A public appeal has been launched by the National Trust for Scotland to help find more historic stills that may have been part of Scotland’s historic whisky distilling history before the practice was made legal in 1823.
In the wake of the major discoveries found at The Glenlivet Distillery in November 2021, the NTS reported that only 130 illicit stills have been listed in Scotland’s archaeological database, with thousands more likely to be hidden all around the country.
Archaeologists working with the NTS have provided clues for potential distillery discoverers, suggesting that the difference between an illicit still and a multi-purpose farm building from that era is that the building would be close to water and peat, yet also appear somewhat hidden.
They also suggested that stills near certain types of low-smoke generating trees such as juniper could also be a telltale sign, as well as having access to villages, settlements and roads, given the need to move the whisky from the hidden location to sell to the public.

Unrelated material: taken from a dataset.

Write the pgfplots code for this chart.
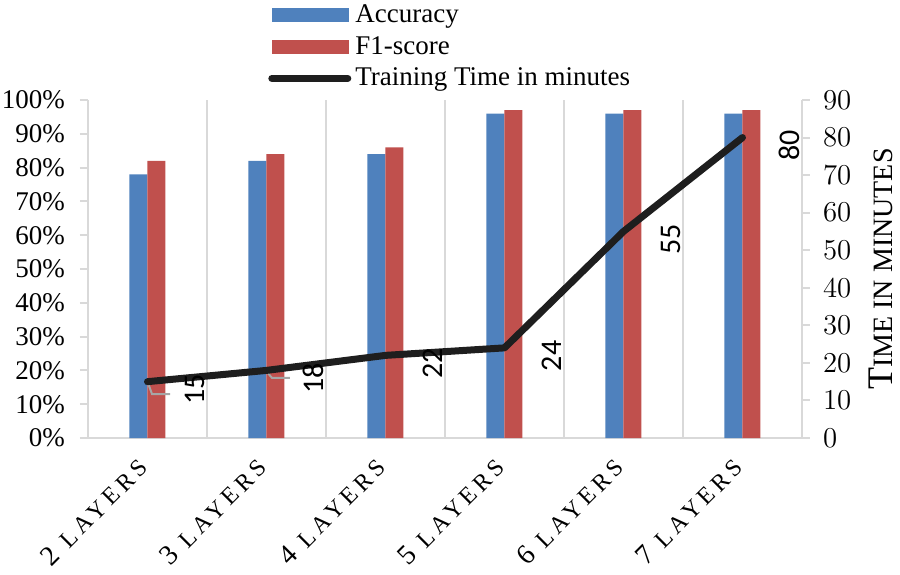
\documentclass[border=0pt]{standalone}
\usepackage{fontspec}
\setmainfont{Liberation Serif}
\newfontfamily\lblfont{Carlito}
\newfontfamily\spacedfont[LetterSpace=18]{Liberation Serif}
\usepackage{pgfplots}
\pgfplotsset{compat=1.18}

\definecolor{accblue}{HTML}{4F81BD}
\definecolor{f1red}{HTML}{C0504D}
\definecolor{gridgray}{HTML}{D9D9D9}
\definecolor{leadgray}{HTML}{A6A6A6}
\definecolor{timeblack}{HTML}{1E1E1E}

\newcommand{\lay}[1]{\fontsize{14}{16}\selectfont #1\hspace{0.4em}{\spacedfont\fontsize{12}{14}\selectfont LAYERS}}

% layers, accuracy (%), f1-score (%), training time (min)
\pgfplotstableread{
x acc f1 time
0 78 82 15
1 82 84 18
2 84 86 22
3 96 97 24
4 96 97 55
5 96 97 80
}\datatab

\begin{document}
\begin{tikzpicture}
\useasboundingbox (-44pt,-68pt) rectangle (406pt,219pt);

\begin{axis}[
    scale only axis, width=357pt, height=169pt,
    xmin=-0.5, xmax=5.5, ymin=0, ymax=100,
    axis x line=bottom, axis y line=left,
    axis line style={-, draw=gridgray, line width=1pt},
    xtick={0,...,5},
    xticklabels={\lay{2},\lay{3},\lay{4},\lay{5},\lay{6},\lay{7}},
    xtick style={draw=none},
    xticklabel style={yshift=-6pt, rotate=45, anchor=east},
    minor xtick={0.5,1.5,2.5,3.5,4.5},
    minor tick length=0pt,
    xminorgrids=true,
    minor grid style={draw=gridgray, line width=1pt},
    ytick={0,10,...,100},
    yticklabels={0\%,10\%,20\%,30\%,40\%,50\%,60\%,70\%,80\%,90\%,100\%},
    ytick style={draw=gridgray, line width=1pt},
    yticklabel style={font=\fontsize{13.5}{15}\selectfont, xshift=-4pt},
    tick align=outside, major tick length=4pt,
    ybar=0pt, bar width=9pt,
    legend style={at={(axis description cs:0.252,1.296)}, anchor=north west,
        draw=none, fill=none, inner sep=0pt, row sep=1.5pt,
        font=\fontsize{13.5}{15}\selectfont},
    legend cell align=left,
]
\addplot[fill=accblue, draw=none,
    legend image code/.code={\fill[accblue] (0pt,-3.5pt) rectangle (38.5pt,3.5pt);}]
    table[x=x, y=acc]{\datatab};
\addlegendentry{Accuracy}
\addplot[fill=f1red, draw=none,
    legend image code/.code={\fill[f1red] (0pt,-3.5pt) rectangle (38.5pt,3.5pt);}]
    table[x=x, y=f1]{\datatab};
\addlegendentry{F1-score}
\addlegendimage{legend image code/.code={\draw[timeblack, line width=3.5pt, line cap=round] (0pt,0pt) -- (38pt,0pt);}}
\addlegendentry{Training Time in minutes}
\end{axis}

\begin{axis}[
    scale only axis, width=357pt, height=169pt,
    xmin=-0.5, xmax=5.5, ymin=0, ymax=90,
    axis x line=none, axis y line=right,
    axis line style={-, draw=gridgray, line width=1pt},
    ytick={0,10,...,90},
    ytick style={draw=gridgray, line width=1pt},
    yticklabel style={font=\fontsize{13.5}{15}\selectfont, xshift=3pt},
    tick align=outside, major tick length=4pt,
    ylabel={{\fontsize{18}{20}\selectfont T}{\fontsize{14}{16}\selectfont IME IN MINUTES}},
    ylabel shift=2pt,
]
% leader lines of the two lowest data labels
\draw[leadgray, line width=1pt] (axis cs:0.0,15) -- (axis cs:0.038,11.7) -- (axis cs:0.19,11.7);
\draw[leadgray, line width=1pt] (axis cs:1.0,17.7) -- (axis cs:1.046,16.0) -- (axis cs:1.197,16.0);
\addplot[timeblack, line width=3.5pt, line cap=round, line join=round, mark=none,
    nodes near coords={\pgfmathprintnumber[assume math mode=true]{\pgfplotspointmeta}},
    nodes near coords style={font=\lblfont\fontsize{15}{17}\selectfont, black,
        anchor=center, xshift=23.5pt, yshift=-4pt, rotate=90}]
    table[x=x, y=time]{\datatab};
\end{axis}
\end{tikzpicture}
\end{document}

These finds would not only be fascinating from a whisky investment perspective but also highlight a fascinating era when whisky was not Scotland’s national drink.
The first taxes on spirits were enacted in 1644 and were so prohibitively expensive that the Highlands became home to a major underground trade of unlicensed distilleries who developed a reputation for a cheaper, better product by virtue of avoiding the expensive malt taxes.
Whilst small scale private production was made illegal in 1781, magistrates in the Highlands were keen to turn a blind eye, acutely aware that this unlicensed whisky trade enabled tenants to pay their rents.
The law was tightened in 1815 to specifically target these tiny stills, with 1000 of them being found before 1823 when the government allowed distilleries to legally make whisky in return for a license fee.
This unfortunately has caused many of these hidden stills to be lost to history, leading to the NTS appeal for clues of potential still locations.